<<<<
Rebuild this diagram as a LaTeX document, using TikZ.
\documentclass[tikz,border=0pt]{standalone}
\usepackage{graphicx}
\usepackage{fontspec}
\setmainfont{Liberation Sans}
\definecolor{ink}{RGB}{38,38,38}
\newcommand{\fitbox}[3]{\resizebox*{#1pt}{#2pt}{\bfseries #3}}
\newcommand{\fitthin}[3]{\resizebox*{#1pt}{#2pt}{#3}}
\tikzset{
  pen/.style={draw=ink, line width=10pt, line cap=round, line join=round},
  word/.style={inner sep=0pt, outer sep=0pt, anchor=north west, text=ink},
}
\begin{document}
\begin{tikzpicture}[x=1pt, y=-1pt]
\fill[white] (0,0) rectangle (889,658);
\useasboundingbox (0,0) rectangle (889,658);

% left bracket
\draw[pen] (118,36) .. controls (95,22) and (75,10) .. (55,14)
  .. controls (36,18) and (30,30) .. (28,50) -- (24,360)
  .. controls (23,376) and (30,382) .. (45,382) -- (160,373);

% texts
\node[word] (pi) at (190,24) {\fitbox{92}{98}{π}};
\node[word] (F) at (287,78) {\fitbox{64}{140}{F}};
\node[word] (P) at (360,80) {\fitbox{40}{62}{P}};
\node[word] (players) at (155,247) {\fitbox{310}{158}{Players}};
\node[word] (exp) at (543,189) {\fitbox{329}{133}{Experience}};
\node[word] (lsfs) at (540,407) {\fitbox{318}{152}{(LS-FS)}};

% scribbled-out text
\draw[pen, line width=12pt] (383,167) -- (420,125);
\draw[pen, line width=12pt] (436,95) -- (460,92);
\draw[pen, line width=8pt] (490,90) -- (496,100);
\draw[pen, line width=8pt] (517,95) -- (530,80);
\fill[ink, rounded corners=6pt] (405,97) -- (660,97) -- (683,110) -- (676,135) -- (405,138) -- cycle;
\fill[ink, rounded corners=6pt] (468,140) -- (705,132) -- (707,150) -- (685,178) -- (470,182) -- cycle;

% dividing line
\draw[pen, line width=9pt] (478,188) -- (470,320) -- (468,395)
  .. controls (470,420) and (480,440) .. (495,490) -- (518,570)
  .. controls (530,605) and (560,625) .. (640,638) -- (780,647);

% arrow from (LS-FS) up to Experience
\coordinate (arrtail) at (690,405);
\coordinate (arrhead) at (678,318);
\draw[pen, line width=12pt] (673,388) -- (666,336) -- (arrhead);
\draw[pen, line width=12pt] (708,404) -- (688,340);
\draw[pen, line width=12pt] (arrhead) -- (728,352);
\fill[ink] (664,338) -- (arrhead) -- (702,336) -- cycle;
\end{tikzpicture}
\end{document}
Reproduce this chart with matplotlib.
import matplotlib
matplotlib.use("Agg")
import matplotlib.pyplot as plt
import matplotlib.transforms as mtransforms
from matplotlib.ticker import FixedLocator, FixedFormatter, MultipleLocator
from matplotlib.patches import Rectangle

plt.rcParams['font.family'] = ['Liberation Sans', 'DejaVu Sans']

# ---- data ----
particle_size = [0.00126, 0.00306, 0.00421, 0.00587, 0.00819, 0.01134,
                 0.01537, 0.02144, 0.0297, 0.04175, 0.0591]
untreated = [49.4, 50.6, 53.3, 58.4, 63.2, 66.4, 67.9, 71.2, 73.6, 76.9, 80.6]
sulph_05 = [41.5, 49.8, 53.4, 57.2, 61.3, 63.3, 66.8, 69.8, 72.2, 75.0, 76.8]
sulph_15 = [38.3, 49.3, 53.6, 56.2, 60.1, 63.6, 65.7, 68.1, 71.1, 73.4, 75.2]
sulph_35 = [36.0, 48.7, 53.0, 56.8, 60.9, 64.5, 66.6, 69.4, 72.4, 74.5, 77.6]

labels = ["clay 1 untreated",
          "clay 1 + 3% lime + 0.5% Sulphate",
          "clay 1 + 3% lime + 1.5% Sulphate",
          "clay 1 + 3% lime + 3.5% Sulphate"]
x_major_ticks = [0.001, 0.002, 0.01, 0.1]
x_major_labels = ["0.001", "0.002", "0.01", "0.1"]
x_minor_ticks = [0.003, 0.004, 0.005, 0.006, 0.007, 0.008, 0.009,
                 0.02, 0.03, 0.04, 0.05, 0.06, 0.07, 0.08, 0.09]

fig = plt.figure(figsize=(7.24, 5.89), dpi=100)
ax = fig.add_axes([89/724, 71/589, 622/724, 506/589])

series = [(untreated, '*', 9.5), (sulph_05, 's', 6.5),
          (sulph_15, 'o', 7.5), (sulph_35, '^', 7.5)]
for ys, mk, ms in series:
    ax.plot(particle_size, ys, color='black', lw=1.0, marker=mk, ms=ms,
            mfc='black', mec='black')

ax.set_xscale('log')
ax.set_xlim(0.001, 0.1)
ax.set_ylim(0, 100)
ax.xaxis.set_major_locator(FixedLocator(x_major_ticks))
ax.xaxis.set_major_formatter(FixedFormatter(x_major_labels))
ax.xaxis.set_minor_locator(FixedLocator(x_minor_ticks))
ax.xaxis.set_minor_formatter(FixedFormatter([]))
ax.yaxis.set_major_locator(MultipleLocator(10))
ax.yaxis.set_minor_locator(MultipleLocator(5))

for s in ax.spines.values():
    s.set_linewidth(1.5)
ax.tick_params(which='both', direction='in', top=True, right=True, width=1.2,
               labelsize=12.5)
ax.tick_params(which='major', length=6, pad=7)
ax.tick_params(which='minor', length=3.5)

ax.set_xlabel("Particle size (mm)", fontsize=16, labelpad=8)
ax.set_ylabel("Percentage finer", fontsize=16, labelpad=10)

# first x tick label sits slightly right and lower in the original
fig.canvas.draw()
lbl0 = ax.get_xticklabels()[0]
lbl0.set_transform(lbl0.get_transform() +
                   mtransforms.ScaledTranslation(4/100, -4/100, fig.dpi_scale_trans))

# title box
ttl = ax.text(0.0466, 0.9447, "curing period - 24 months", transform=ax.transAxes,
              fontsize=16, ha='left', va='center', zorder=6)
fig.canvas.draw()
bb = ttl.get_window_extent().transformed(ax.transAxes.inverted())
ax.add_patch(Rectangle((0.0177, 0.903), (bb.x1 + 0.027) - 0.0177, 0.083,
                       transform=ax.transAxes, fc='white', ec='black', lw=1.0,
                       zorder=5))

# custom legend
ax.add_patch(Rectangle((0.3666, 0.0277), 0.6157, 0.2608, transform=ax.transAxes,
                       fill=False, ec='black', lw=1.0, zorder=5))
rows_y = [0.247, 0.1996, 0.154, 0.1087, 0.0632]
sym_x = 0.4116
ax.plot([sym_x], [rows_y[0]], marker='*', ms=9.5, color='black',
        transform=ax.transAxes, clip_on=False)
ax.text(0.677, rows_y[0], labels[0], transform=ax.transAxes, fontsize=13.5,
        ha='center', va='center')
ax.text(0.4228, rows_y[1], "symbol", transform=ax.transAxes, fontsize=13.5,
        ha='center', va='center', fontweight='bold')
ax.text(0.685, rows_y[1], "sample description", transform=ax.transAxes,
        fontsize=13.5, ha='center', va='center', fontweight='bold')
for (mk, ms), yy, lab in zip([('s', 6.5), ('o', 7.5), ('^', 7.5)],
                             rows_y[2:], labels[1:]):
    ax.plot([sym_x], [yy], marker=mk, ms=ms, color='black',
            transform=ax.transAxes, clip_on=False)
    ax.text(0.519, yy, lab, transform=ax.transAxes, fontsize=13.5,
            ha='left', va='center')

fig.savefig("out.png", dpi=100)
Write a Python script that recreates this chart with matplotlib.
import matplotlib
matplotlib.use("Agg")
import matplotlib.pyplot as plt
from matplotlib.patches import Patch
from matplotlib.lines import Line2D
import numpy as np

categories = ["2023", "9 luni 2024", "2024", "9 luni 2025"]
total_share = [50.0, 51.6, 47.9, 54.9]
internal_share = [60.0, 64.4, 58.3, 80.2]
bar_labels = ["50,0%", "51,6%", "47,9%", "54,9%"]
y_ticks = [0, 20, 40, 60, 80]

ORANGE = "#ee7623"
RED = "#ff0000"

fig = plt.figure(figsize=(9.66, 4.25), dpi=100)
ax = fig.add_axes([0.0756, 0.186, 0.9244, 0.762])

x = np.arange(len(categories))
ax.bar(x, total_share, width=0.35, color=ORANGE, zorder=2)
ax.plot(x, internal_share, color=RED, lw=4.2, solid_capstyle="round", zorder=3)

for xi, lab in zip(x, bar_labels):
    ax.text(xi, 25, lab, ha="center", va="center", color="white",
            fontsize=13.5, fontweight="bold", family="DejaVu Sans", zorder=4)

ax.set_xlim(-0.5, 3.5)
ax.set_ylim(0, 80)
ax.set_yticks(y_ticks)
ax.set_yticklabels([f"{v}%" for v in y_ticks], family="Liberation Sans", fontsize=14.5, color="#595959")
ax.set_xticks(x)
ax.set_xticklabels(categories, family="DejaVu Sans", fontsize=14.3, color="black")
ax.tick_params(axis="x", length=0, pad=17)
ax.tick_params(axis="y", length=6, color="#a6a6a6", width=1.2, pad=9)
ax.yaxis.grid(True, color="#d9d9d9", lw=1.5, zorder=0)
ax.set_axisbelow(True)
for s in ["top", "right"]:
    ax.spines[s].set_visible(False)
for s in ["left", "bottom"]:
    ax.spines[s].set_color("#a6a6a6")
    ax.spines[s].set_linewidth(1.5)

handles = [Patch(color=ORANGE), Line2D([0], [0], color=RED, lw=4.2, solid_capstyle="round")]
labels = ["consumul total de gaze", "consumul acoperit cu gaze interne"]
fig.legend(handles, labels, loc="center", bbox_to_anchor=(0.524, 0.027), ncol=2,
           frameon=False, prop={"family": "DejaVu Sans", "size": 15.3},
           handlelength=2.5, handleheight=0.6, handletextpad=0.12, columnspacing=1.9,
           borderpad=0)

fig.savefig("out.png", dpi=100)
>>>>
**Aim of the exercise**
Copy each line of the records above that carries the word "chart".

**Response**
Reproduce this chart with matplotlib.
Write a Python script that recreates this chart with matplotlib.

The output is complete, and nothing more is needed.